The naming of the top-level domains came out of the NIC. Feinler describes writing an email memo to Thomas Harris at the DCA Program Management Office, proposing that the top-level domains be organized as generic categories rather than a single .mil designation. Her proposal added .edu, .gov, .org, and .com alongside the military domain. The categories she chose were practical ones — educational institutions, government entities, non-profit organizations, commercial enterprises — which were the kinds of organizations the ARPANET had been serving throughout its operation.

On .com specifically, Feinler writes: “Adding a business or commercial category to the TLD naming scheme was an afterthought I believe.” Ken Harrenstien, who implemented the scheme, later remembered changing the proposed abbreviation from .bus to .com during implementation because it seemed like a better choice.

The people who maintained HOSTS.TXT named the internet. The team at SRI that had spent fifteen years verifying host names — checking them for uniqueness, corresponding with site administrators, resolving conflicts — proposed the system of suffixes that would organize machine names for the next four decades. The category they added as an afterthought, the one whose abbreviation changed during implementation, became the commercial internet’s primary identifying mark.
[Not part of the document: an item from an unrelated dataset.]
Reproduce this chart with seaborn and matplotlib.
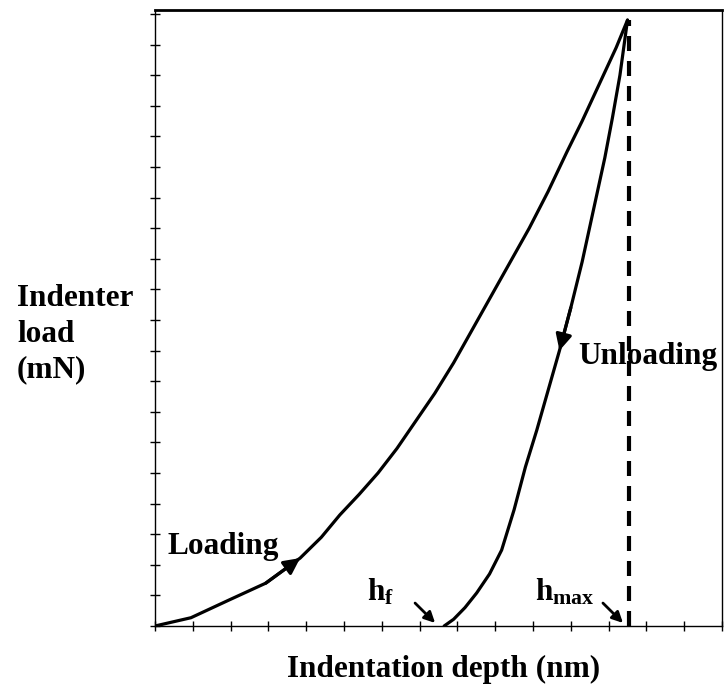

The clerk who knew what was on the network named the categories that everyone who came after would use to find their way around it.

The file that replaced HOSTS.TXT is not a file. DNS is a distributed database, replicated across thousands of servers, answering billions of queries per day. No one downloads it. No one fetches it by FTP from a machine at decimal address 43 using credentials printed in the specification.

The January 19, 1983 snapshot is eighteen days past the point when the network changed protocols and started growing faster than any file could track. The file kept going. The math caught up with it eventually.